GOAL
Write out all the lines again, precisely as they stand, but without the images.

INFORMATION PROVIDED
◆ ◆ ◆ ◆ ◆ ◆ ◆

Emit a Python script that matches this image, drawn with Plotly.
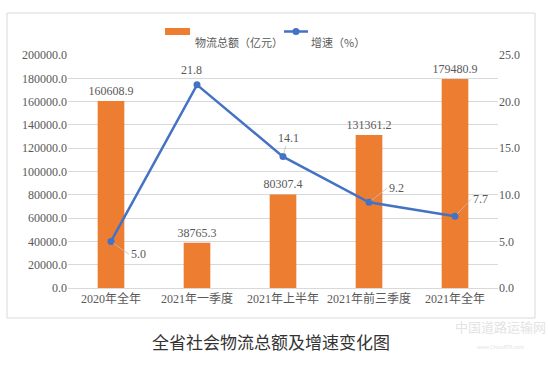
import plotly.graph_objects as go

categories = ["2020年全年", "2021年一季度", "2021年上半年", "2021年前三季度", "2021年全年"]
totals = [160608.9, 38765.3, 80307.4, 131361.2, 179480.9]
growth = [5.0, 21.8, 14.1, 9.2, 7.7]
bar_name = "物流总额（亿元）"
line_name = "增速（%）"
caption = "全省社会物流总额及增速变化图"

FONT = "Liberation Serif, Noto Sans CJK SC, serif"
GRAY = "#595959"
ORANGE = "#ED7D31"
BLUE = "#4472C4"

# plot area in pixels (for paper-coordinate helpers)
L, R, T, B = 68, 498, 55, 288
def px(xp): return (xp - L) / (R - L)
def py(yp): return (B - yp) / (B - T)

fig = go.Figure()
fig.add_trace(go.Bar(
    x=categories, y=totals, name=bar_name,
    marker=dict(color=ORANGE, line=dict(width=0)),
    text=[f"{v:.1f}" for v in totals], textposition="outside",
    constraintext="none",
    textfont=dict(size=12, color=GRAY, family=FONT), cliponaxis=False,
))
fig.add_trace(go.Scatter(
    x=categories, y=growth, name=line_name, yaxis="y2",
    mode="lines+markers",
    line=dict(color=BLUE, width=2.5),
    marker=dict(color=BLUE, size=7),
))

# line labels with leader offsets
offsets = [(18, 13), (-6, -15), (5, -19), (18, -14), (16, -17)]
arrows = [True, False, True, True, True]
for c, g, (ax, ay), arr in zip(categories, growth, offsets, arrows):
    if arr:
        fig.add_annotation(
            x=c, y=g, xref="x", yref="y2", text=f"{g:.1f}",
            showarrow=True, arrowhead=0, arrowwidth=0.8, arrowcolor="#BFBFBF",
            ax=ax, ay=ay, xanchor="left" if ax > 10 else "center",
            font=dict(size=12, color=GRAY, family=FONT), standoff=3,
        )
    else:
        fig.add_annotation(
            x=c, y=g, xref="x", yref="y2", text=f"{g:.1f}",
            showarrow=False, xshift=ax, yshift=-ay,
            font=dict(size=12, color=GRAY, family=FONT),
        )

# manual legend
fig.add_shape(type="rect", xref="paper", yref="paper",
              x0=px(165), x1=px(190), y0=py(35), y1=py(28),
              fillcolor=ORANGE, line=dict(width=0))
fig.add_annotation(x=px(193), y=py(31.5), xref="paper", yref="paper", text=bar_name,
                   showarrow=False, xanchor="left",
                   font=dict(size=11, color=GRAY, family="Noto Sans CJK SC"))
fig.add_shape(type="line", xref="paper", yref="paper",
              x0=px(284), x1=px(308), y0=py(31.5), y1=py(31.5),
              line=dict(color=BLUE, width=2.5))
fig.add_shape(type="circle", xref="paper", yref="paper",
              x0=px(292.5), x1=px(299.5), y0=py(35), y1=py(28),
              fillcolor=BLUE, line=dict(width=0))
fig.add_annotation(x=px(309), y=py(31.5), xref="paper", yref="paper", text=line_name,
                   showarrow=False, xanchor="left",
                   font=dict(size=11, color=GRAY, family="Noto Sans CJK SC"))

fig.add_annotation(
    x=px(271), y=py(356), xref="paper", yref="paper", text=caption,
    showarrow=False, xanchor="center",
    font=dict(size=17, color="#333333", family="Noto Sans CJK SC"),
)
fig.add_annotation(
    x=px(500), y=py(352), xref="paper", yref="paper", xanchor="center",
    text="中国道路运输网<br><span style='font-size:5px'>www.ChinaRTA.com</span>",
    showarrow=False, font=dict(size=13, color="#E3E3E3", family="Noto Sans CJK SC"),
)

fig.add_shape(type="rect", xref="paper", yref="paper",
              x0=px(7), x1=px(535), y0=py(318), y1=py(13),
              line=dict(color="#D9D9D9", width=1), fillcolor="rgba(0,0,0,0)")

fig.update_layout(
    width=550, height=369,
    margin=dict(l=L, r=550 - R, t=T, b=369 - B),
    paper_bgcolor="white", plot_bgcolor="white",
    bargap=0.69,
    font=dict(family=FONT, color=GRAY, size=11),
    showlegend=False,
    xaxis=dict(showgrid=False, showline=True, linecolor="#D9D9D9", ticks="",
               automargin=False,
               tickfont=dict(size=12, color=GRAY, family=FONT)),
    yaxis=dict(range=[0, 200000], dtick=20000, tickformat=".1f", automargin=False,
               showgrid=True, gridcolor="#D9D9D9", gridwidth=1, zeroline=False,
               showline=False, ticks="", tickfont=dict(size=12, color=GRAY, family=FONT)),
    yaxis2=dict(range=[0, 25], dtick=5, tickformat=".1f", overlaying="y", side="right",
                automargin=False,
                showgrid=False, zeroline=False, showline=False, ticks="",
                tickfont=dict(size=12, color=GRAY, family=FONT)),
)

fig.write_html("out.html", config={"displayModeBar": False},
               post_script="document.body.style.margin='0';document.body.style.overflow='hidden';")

◆ ◆ ◆ ◆ ◆ ◆ ◆

FINISHED EXERCISE
Emit a Python script that matches this image, drawn with Plotly.
import plotly.graph_objects as go

categories = ["2020年全年", "2021年一季度", "2021年上半年", "2021年前三季度", "2021年全年"]
totals = [160608.9, 38765.3, 80307.4, 131361.2, 179480.9]
growth = [5.0, 21.8, 14.1, 9.2, 7.7]
bar_name = "物流总额（亿元）"
line_name = "增速（%）"
caption = "全省社会物流总额及增速变化图"

FONT = "Liberation Serif, Noto Sans CJK SC, serif"
GRAY = "#595959"
ORANGE = "#ED7D31"
BLUE = "#4472C4"

# plot area in pixels (for paper-coordinate helpers)
L, R, T, B = 68, 498, 55, 288
def px(xp): return (xp - L) / (R - L)
def py(yp): return (B - yp) / (B - T)

fig = go.Figure()
fig.add_trace(go.Bar(
    x=categories, y=totals, name=bar_name,
    marker=dict(color=ORANGE, line=dict(width=0)),
    text=[f"{v:.1f}" for v in totals], textposition="outside",
    constraintext="none",
    textfont=dict(size=12, color=GRAY, family=FONT), cliponaxis=False,
))
fig.add_trace(go.Scatter(
    x=categories, y=growth, name=line_name, yaxis="y2",
    mode="lines+markers",
    line=dict(color=BLUE, width=2.5),
    marker=dict(color=BLUE, size=7),
))

# line labels with leader offsets
offsets = [(18, 13), (-6, -15), (5, -19), (18, -14), (16, -17)]
arrows = [True, False, True, True, True]
for c, g, (ax, ay), arr in zip(categories, growth, offsets, arrows):
    if arr:
        fig.add_annotation(
            x=c, y=g, xref="x", yref="y2", text=f"{g:.1f}",
            showarrow=True, arrowhead=0, arrowwidth=0.8, arrowcolor="#BFBFBF",
            ax=ax, ay=ay, xanchor="left" if ax > 10 else "center",
            font=dict(size=12, color=GRAY, family=FONT), standoff=3,
        )
    else:
        fig.add_annotation(
            x=c, y=g, xref="x", yref="y2", text=f"{g:.1f}",
            showarrow=False, xshift=ax, yshift=-ay,
            font=dict(size=12, color=GRAY, family=FONT),
        )

# manual legend
fig.add_shape(type="rect", xref="paper", yref="paper",
              x0=px(165), x1=px(190), y0=py(35), y1=py(28),
              fillcolor=ORANGE, line=dict(width=0))
fig.add_annotation(x=px(193), y=py(31.5), xref="paper", yref="paper", text=bar_name,
                   showarrow=False, xanchor="left",
                   font=dict(size=11, color=GRAY, family="Noto Sans CJK SC"))
fig.add_shape(type="line", xref="paper", yref="paper",
              x0=px(284), x1=px(308), y0=py(31.5), y1=py(31.5),
              line=dict(color=BLUE, width=2.5))
fig.add_shape(type="circle", xref="paper", yref="paper",
              x0=px(292.5), x1=px(299.5), y0=py(35), y1=py(28),
              fillcolor=BLUE, line=dict(width=0))
fig.add_annotation(x=px(309), y=py(31.5), xref="paper", yref="paper", text=line_name,
                   showarrow=False, xanchor="left",
                   font=dict(size=11, color=GRAY, family="Noto Sans CJK SC"))

fig.add_annotation(
    x=px(271), y=py(356), xref="paper", yref="paper", text=caption,
    showarrow=False, xanchor="center",
    font=dict(size=17, color="#333333", family="Noto Sans CJK SC"),
)
fig.add_annotation(
    x=px(500), y=py(352), xref="paper", yref="paper", xanchor="center",
    text="中国道路运输网<br><span style='font-size:5px'>www.ChinaRTA.com</span>",
    showarrow=False, font=dict(size=13, color="#E3E3E3", family="Noto Sans CJK SC"),
)

fig.add_shape(type="rect", xref="paper", yref="paper",
              x0=px(7), x1=px(535), y0=py(318), y1=py(13),
              line=dict(color="#D9D9D9", width=1), fillcolor="rgba(0,0,0,0)")

fig.update_layout(
    width=550, height=369,
    margin=dict(l=L, r=550 - R, t=T, b=369 - B),
    paper_bgcolor="white", plot_bgcolor="white",
    bargap=0.69,
    font=dict(family=FONT, color=GRAY, size=11),
    showlegend=False,
    xaxis=dict(showgrid=False, showline=True, linecolor="#D9D9D9", ticks="",
               automargin=False,
               tickfont=dict(size=12, color=GRAY, family=FONT)),
    yaxis=dict(range=[0, 200000], dtick=20000, tickformat=".1f", automargin=False,
               showgrid=True, gridcolor="#D9D9D9", gridwidth=1, zeroline=False,
               showline=False, ticks="", tickfont=dict(size=12, color=GRAY, family=FONT)),
    yaxis2=dict(range=[0, 25], dtick=5, tickformat=".1f", overlaying="y", side="right",
                automargin=False,
                showgrid=False, zeroline=False, showline=False, ticks="",
                tickfont=dict(size=12, color=GRAY, family=FONT)),
)

fig.write_html("out.html", config={"displayModeBar": False},
               post_script="document.body.style.margin='0';document.body.style.overflow='hidden';")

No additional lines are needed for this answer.